**Exercise**
How many lines in this data contain the string "chart"? Reply with the number only.

—————

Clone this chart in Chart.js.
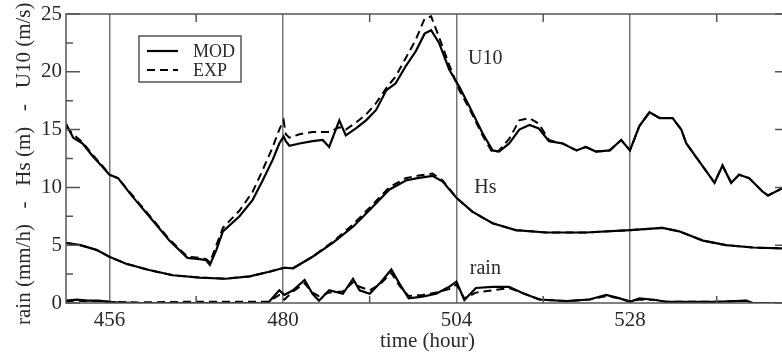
<!DOCTYPE html>
<html>
<head>
<meta charset="utf-8">
<script src="https://cdn.jsdelivr.net/npm/chart.js@4/dist/chart.umd.min.js"></script>
<style>
  html, body { margin: 0; padding: 0; background: #fff; overflow: hidden; }
</style>
</head>
<body>
<canvas id="chart" width="800" height="354"></canvas>
<script>
// hours (x) and values
const u10Hours = [450, 451, 452.3, 453.7, 455, 456, 457.2, 459.2, 461.5, 464.3, 466.8, 468.5, 469.4, 469.9, 470.8, 471.7, 474, 475.8, 477.2, 478.6, 479.5, 480.1, 480.4, 480.9, 482.3, 484.1, 485.5, 486.4, 487.8, 488.7, 490.1, 491.5, 492.9, 494.3, 495.6, 497, 498.4, 499.6, 500.5, 501.6, 503, 504.4, 505.8, 507.6, 509, 509.9, 511.3, 512.7, 514.1, 515.4, 516.8, 518.7, 520.6, 521.9, 523.3, 525.2, 526.8, 528, 529.3, 530.7, 532.1, 533.9, 535.1, 535.8, 538.1, 539.7, 540.8, 542, 543.1, 544.5, 546.4, 547.1, 549, 550];
const u10Mod = [15.5, 14.3, 13.8, 12.7, 11.8, 11.1, 10.8, 9.2, 7.5, 5.4, 3.9, 3.8, 3.7, 3.3, 4.6, 6.2, 7.5, 8.9, 10.6, 12.4, 13.8, 14.4, 14.0, 13.6, 13.8, 14.0, 14.1, 13.5, 15.8, 14.5, 15.1, 15.8, 16.7, 18.4, 19.0, 20.5, 21.8, 23.3, 23.6, 22.5, 20.2, 18.7, 17.0, 14.7, 13.2, 13.1, 13.8, 15.0, 15.4, 15.1, 14.0, 13.8, 13.2, 13.5, 13.1, 13.2, 14.1, 13.2, 15.3, 16.5, 16.0, 16.0, 15.0, 13.8, 11.8, 10.4, 11.9, 10.4, 11.1, 10.8, 9.6, 9.3, 9.9, 10.0];
const u10Exp = [15.2, 14.6, 13.9, 12.8, 11.9, 11.1, 10.8, 9.3, 7.6, 5.5, 4.0, 3.9, 3.8, 3.5, 5.0, 6.5, 8.0, 9.6, 11.5, 13.5, 15.0, 15.8, 14.6, 14.3, 14.6, 14.8, 14.8, 14.8, 15.2, 15.0, 15.6, 16.3, 17.3, 18.6, 19.6, 21.2, 22.8, 24.6, 24.8, 23.0, 20.6, 18.4, 16.8, 14.5, 13.0, 13.2, 14.2, 15.8, 16.0, 15.5, 14.1, 13.8, 13.2, 13.5, 13.1, 13.2, 14.1, 13.2, 15.3, 16.5, 16.0, 16.0, 15.0, 13.8, 11.8, 10.4, 11.9, 10.4, 11.1, 10.8, 9.6, 9.3, 9.9, 10.0];

const hsHours = [450, 452, 454.2, 456, 458.3, 461.5, 464.8, 468.5, 472.1, 475.4, 478.1, 480.2, 481.4, 484.1, 486.9, 489.7, 492.4, 494.7, 497, 498.6, 500.7, 502.1, 504, 506.2, 509, 512.2, 516.4, 521.9, 528, 532.5, 534.8, 538.1, 541.3, 545, 550];
const hsMod = [5.2, 5.0, 4.6, 4.0, 3.4, 2.85, 2.4, 2.2, 2.1, 2.3, 2.7, 3.05, 3.0, 4.0, 5.2, 6.6, 8.3, 9.8, 10.6, 10.8, 11.0, 10.5, 9.1, 7.9, 6.9, 6.3, 6.1, 6.1, 6.3, 6.5, 6.2, 5.4, 5.0, 4.8, 4.7];
const hsExp = [5.2, 5.0, 4.6, 4.0, 3.4, 2.85, 2.4, 2.2, 2.1, 2.3, 2.7, 3.05, 3.0, 4.0, 5.3, 6.8, 8.5, 10.0, 10.8, 11.0, 11.2, 10.6, 9.1, 7.9, 6.9, 6.3, 6.1, 6.1, 6.3, 6.5, 6.2, 5.4, 5.0, 4.8, 4.7];

const rainHours = [450, 451.5, 453, 454.5, 456, 457, 460, 466, 472, 477, 478, 479.5, 480.2, 481.4, 483, 484.1, 485, 486.4, 488.3, 489.7, 490.6, 492, 493.4, 495, 496.1, 497.4, 499.3, 501.2, 503, 504, 505.1, 506.7, 509, 511.3, 513.2, 515.5, 519.2, 522.4, 524.7, 526.6, 528, 529.3, 531.6, 533, 540, 544.1, 545, 550];
const rainMod = [0.2, 0.3, 0.2, 0.2, 0.1, 0.05, 0, 0, 0, 0, 0.05, 1.1, 0.7, 1.1, 2.0, 0.8, 0.2, 1.1, 0.8, 2.1, 1.1, 0.8, 1.7, 2.9, 1.7, 0.4, 0.55, 0.8, 1.4, 1.85, 0.26, 1.3, 1.4, 1.4, 0.85, 0.3, 0.17, 0.3, 0.7, 0.4, 0.1, 0.4, 0.26, 0.1, 0.1, 0.2, 0, 0];
const rainExp = [0.15, 0.2, 0.15, 0.15, 0.1, 0.08, 0.05, 0.1, 0.1, 0.1, 0.1, 0.7, 0.3, 1.0, 1.7, 0.9, 0.6, 0.9, 1.0, 1.8, 1.4, 1.1, 1.6, 2.6, 1.5, 0.6, 0.7, 0.9, 1.2, 1.6, 0.4, 0.9, 1.1, 1.3, 0.85, 0.3, 0.17, 0.3, 0.6, 0.4, 0.15, 0.3, 0.25, 0.1, 0.1, 0.2, 0, 0];

const xTickValues = [456, 468, 480, 492, 504, 516, 528, 540];
const legendNames = ['MOD', 'EXP'];
const curveLabels = ['U10', 'Hs', 'rain'];
const curveLabelHours = [508, 508, 508];
const curveLabelValues = [21.1, 10.0, 2.95];

const serif = '"Liberation Serif", "DejaVu Serif", serif';
const frameColor = '#555';
const textColor = '#2a2a2a';

function pts(xs, ys) {
    return xs.map((x, i) => ({ x: x, y: ys[i] }));
}

function line(label, data, dashed) {
    return {
        label: label,
        data: data,
        borderColor: '#000',
        borderWidth: dashed ? 2 : 2.2,
        borderDash: dashed ? [8, 5] : [],
        pointRadius: 0,
        tension: 0,
        fill: false
    };
}

// frame with inward ticks, legend box and curve labels
const decorPlugin = {
    id: 'decor',
    afterDraw(chart) {
        const ctx = chart.ctx;
        const area = chart.chartArea;
        const xs = chart.scales.x;
        const ys = chart.scales.y;
        ctx.save();
        ctx.strokeStyle = frameColor;
        ctx.lineWidth = 1.5;
        ctx.strokeRect(area.left, area.top, area.right - area.left, area.bottom - area.top);

        // y ticks: major every 5, minor every 2.5
        for (let v = 0; v <= 25; v += 2.5) {
            const py = ys.getPixelForValue(v);
            const len = (v % 5 === 0) ? 14 : 7;
            ctx.beginPath();
            ctx.moveTo(area.left, py); ctx.lineTo(area.left + len, py);
            ctx.moveTo(area.right, py); ctx.lineTo(area.right - len, py);
            ctx.stroke();
        }
        // x minor ticks
        xTickValues.forEach(v => {
            if (v % 24 === 0) return;
            const px = xs.getPixelForValue(v);
            ctx.beginPath();
            ctx.moveTo(px, area.top); ctx.lineTo(px, area.top + 8);
            ctx.moveTo(px, area.bottom); ctx.lineTo(px, area.bottom - 7);
            ctx.stroke();
        });

        // legend
        const lx = area.left + 73, ly = area.top + 22;
        ctx.fillStyle = '#fff';
        ctx.fillRect(lx, ly, 102, 46);
        ctx.strokeStyle = frameColor;
        ctx.lineWidth = 1.5;
        ctx.strokeRect(lx, ly, 102, 46);
        ctx.font = '18px ' + serif;
        ctx.textBaseline = 'middle';
        ctx.textAlign = 'left';
        legendNames.forEach((name, i) => {
            const ds = chart.data.datasets[i];
            const yy = ly + 15 + i * 19;
            ctx.strokeStyle = ds.borderColor;
            ctx.lineWidth = ds.borderWidth;
            ctx.setLineDash(ds.borderDash);
            ctx.beginPath();
            ctx.moveTo(lx + 8, yy); ctx.lineTo(lx + 39, yy);
            ctx.stroke();
            ctx.setLineDash([]);
            ctx.fillStyle = textColor;
            ctx.fillText(name, lx + 54, yy + 1);
        });

        // curve labels
        ctx.font = '20px ' + serif;
        ctx.textAlign = 'center';
        curveLabels.forEach((t, i) => {
            ctx.fillText(t, xs.getPixelForValue(curveLabelHours[i]), ys.getPixelForValue(curveLabelValues[i]));
        });
        ctx.restore();
    }
};

new Chart(document.getElementById('chart'), {
    type: 'line',
    data: {
        datasets: [
            line('MOD', pts(u10Hours, u10Mod), false),
            line('EXP', pts(u10Hours, u10Exp), true),
            line('Hs MOD', pts(hsHours, hsMod), false),
            line('Hs EXP', pts(hsHours, hsExp), true),
            line('rain MOD', pts(rainHours, rainMod), false),
            line('rain EXP', pts(rainHours, rainExp), true)
        ]
    },
    options: {
        responsive: false,
        animation: false,
        layout: { padding: { top: 14, right: 11, left: 0, bottom: 0 } },
        plugins: {
            legend: { display: false },
            tooltip: { enabled: false }
        },
        scales: {
            x: {
                type: 'linear',
                min: 450,
                max: 550,
                afterBuildTicks: (scale) => {
                    scale.ticks = xTickValues.map(v => ({ value: v }));
                },
                afterFit: (scale) => {
                    scale.height = 51;
                    scale.paddingLeft = 0;
                    scale.paddingRight = 0;
                },
                border: { display: false },
                grid: {
                    drawTicks: false,
                    color: (c) => (c.tick && c.tick.value % 24 === 0) ? '#777' : 'rgba(0,0,0,0)',
                    lineWidth: 1.5
                },
                ticks: {
                    autoSkip: false,
                    maxRotation: 0,
                    padding: 5,
                    color: textColor,
                    font: { family: serif, size: 21 },
                    callback: (v) => (v % 24 === 0) ? String(v) : ''
                },
                title: {
                    display: true,
                    text: 'time (hour)',
                    color: textColor,
                    font: { family: serif, size: 21 },
                    padding: { top: 0, bottom: 0 }
                }
            },
            y: {
                min: 0,
                max: 25,
                afterFit: (scale) => {
                    scale.width = 66;
                    scale.paddingTop = 0;
                    scale.paddingBottom = 0;
                },
                border: { display: false },
                grid: { display: false, drawTicks: false },
                ticks: {
                    stepSize: 5,
                    padding: 4,
                    color: textColor,
                    font: { family: serif, size: 21 }
                },
                title: {
                    display: true,
                    text: 'rain (mm/h)   -   Hs (m)   -   U10 (m/s)  ',
                    color: textColor,
                    font: { family: serif, size: 21 },
                    padding: { top: 12, bottom: 0 }
                }
            }
        }
    },
    plugins: [decorPlugin]
});
</script>
</body>
</html>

—————

**Result**
10